• _Instructions to follow_
Locate every line that holds the string "matplotlib" and copy it.

• _Data_
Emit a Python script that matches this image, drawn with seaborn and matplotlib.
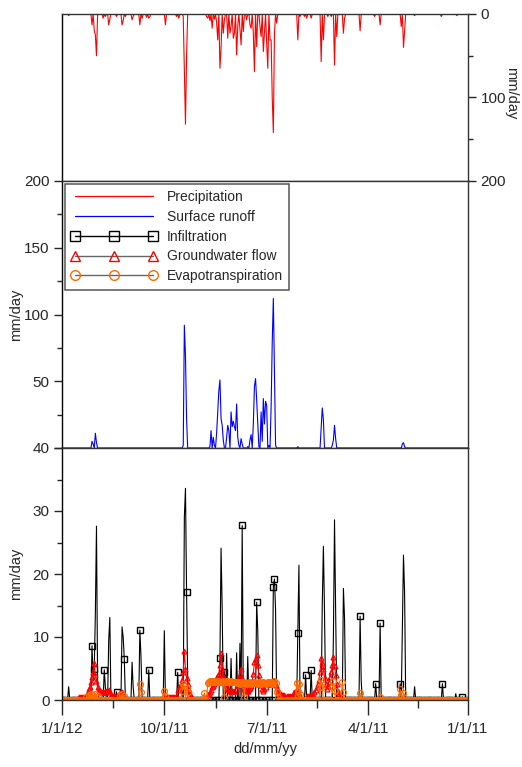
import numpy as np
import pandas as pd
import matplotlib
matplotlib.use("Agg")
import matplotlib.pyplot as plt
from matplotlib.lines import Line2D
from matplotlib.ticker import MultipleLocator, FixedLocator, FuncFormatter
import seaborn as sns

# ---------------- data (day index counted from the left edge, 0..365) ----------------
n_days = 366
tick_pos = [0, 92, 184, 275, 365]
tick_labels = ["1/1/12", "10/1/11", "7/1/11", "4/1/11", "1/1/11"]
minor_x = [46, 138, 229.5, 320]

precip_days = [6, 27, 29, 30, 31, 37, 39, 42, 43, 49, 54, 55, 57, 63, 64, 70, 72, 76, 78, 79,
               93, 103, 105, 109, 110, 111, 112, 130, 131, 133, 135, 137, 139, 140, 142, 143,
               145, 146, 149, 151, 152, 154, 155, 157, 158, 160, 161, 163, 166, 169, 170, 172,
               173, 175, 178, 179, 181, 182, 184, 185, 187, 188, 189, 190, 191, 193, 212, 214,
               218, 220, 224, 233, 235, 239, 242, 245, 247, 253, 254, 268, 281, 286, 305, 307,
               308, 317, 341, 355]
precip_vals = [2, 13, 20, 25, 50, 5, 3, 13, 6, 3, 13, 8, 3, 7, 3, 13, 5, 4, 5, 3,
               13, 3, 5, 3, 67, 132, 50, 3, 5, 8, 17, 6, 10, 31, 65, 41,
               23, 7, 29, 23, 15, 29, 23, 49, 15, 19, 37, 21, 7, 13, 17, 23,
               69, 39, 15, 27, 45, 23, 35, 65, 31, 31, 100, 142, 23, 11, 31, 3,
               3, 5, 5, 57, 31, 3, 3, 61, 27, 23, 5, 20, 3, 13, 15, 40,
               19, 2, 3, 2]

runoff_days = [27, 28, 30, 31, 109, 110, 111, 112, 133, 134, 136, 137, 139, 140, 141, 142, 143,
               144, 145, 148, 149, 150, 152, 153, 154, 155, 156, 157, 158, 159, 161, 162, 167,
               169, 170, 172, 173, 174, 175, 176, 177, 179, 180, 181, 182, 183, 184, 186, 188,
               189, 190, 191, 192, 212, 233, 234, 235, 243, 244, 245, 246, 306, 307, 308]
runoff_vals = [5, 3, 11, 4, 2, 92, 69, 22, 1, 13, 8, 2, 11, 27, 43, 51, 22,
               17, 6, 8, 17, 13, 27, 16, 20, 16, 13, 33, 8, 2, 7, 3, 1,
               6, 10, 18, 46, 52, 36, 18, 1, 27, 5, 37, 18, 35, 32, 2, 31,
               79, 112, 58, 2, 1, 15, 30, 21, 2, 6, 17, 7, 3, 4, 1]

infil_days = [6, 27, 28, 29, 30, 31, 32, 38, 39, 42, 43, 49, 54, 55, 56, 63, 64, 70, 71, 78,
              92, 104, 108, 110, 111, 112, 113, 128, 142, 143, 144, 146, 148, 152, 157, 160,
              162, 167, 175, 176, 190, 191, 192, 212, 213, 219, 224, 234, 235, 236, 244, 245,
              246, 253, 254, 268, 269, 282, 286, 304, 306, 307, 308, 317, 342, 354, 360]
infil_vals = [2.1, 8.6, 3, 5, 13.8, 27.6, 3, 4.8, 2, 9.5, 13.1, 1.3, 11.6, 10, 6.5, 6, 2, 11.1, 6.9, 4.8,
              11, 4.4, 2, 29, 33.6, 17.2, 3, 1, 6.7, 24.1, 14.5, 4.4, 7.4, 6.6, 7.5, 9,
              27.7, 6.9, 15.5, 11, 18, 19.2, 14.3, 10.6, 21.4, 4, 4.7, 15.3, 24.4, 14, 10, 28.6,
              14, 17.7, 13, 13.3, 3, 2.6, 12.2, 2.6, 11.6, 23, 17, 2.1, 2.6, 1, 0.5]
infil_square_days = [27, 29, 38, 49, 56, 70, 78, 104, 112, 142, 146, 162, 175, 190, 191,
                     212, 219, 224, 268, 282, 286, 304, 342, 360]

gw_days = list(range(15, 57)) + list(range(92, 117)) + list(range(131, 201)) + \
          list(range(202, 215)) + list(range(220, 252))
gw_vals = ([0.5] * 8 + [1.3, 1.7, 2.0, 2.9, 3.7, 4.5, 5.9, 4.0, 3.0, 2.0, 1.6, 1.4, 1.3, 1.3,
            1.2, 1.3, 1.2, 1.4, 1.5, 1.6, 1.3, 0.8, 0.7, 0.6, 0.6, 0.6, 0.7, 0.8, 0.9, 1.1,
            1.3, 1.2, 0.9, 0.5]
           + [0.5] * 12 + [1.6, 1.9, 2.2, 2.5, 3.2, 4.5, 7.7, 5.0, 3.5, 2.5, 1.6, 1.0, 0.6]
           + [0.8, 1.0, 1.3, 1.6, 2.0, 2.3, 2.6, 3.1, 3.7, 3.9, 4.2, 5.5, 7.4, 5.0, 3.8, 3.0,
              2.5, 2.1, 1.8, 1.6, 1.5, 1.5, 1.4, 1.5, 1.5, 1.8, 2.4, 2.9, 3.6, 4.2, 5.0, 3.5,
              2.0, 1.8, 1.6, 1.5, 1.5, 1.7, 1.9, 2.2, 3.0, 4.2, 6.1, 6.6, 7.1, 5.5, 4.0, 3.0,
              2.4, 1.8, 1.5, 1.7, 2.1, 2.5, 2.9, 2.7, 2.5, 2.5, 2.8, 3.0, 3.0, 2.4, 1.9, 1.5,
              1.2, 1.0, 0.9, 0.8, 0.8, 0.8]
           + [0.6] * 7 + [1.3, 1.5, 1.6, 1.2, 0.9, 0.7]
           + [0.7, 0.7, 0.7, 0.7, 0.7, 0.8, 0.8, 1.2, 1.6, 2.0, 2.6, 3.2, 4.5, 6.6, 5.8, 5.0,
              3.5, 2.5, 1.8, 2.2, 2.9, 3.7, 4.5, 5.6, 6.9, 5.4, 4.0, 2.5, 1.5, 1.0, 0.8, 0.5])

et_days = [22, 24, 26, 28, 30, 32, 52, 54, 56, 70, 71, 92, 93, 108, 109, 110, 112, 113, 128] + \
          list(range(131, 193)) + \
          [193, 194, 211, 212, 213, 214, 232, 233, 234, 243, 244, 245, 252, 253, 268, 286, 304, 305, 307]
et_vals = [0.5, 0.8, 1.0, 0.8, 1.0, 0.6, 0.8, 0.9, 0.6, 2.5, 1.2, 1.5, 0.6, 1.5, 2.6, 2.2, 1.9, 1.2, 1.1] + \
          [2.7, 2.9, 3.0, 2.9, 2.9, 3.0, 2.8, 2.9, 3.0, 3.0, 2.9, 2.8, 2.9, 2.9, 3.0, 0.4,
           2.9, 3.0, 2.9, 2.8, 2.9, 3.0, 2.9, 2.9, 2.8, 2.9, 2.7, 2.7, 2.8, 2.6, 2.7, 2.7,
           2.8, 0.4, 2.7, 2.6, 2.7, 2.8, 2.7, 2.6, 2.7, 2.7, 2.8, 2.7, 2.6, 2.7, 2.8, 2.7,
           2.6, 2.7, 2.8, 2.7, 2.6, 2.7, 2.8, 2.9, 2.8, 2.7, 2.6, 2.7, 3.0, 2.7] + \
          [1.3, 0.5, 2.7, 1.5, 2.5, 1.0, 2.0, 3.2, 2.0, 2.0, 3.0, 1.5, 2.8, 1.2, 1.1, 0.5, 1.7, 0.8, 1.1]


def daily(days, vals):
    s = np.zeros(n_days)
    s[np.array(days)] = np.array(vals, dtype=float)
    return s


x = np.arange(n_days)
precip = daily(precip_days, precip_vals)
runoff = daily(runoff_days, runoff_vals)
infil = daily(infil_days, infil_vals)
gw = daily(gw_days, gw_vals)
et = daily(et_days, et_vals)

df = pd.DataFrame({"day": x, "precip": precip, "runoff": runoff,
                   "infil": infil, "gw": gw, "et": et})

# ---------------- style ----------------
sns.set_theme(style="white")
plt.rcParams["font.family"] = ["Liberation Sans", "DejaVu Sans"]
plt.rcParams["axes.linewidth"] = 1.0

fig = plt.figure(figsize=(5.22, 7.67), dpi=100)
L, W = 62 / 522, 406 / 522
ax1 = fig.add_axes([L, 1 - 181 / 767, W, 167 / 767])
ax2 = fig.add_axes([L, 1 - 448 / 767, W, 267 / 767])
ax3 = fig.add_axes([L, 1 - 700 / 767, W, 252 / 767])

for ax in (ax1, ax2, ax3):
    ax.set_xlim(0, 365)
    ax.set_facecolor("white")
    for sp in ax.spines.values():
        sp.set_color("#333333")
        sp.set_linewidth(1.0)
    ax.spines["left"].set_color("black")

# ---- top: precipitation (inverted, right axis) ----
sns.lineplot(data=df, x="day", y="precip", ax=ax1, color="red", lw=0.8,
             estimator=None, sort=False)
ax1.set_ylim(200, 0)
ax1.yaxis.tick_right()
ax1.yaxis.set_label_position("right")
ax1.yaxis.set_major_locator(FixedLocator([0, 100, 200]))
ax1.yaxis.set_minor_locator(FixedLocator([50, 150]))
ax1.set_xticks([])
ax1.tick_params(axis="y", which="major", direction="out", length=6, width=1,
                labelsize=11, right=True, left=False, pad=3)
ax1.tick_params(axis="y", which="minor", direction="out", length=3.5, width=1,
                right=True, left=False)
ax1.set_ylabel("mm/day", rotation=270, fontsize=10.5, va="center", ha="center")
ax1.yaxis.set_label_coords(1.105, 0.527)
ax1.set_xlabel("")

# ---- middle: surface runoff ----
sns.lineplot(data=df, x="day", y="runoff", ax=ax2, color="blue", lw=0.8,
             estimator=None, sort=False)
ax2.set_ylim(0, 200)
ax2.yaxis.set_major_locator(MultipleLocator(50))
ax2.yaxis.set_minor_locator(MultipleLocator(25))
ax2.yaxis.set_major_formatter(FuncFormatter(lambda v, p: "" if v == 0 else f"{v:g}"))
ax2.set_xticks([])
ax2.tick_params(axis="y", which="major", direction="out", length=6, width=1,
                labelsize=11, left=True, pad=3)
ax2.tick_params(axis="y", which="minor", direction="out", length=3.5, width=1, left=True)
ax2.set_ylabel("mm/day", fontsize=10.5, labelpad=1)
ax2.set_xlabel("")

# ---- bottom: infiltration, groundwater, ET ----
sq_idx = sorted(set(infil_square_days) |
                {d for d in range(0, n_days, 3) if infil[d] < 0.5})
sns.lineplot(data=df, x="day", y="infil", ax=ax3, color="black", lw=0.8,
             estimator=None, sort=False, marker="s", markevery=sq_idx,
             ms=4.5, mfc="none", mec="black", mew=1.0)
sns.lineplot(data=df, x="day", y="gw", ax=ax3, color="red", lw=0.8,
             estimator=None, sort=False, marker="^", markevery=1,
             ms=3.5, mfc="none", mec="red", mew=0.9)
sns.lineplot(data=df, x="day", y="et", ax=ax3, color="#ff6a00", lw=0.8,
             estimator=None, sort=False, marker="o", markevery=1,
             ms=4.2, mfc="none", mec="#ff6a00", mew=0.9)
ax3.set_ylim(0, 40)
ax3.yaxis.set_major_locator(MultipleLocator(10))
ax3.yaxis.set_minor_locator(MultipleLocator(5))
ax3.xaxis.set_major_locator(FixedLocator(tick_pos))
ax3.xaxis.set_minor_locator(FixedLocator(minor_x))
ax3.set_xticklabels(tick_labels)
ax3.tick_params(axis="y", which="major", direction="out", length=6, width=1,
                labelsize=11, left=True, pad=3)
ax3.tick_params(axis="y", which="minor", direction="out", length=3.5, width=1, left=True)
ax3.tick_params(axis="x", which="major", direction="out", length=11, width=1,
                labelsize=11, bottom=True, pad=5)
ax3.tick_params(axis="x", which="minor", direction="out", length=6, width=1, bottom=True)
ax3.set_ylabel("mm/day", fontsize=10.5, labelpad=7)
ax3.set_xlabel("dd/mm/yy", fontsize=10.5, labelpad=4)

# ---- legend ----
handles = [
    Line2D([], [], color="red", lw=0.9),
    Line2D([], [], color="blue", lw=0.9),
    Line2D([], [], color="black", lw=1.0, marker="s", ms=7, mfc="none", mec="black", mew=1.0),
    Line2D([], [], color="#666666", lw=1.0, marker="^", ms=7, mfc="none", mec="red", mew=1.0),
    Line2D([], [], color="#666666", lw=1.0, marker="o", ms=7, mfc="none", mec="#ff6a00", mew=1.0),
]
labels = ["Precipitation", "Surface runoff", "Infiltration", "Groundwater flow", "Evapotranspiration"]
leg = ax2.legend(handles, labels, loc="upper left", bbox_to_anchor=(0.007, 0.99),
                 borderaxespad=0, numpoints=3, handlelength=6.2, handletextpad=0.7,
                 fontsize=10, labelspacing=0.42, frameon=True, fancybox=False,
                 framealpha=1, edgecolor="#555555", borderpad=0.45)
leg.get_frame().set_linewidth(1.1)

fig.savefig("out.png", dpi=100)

• _Output of the task_
Emit a Python script that matches this image, drawn with seaborn and matplotlib.
import matplotlib
matplotlib.use("Agg")
import matplotlib.pyplot as plt
from matplotlib.lines import Line2D
from matplotlib.ticker import MultipleLocator, FixedLocator, FuncFormatter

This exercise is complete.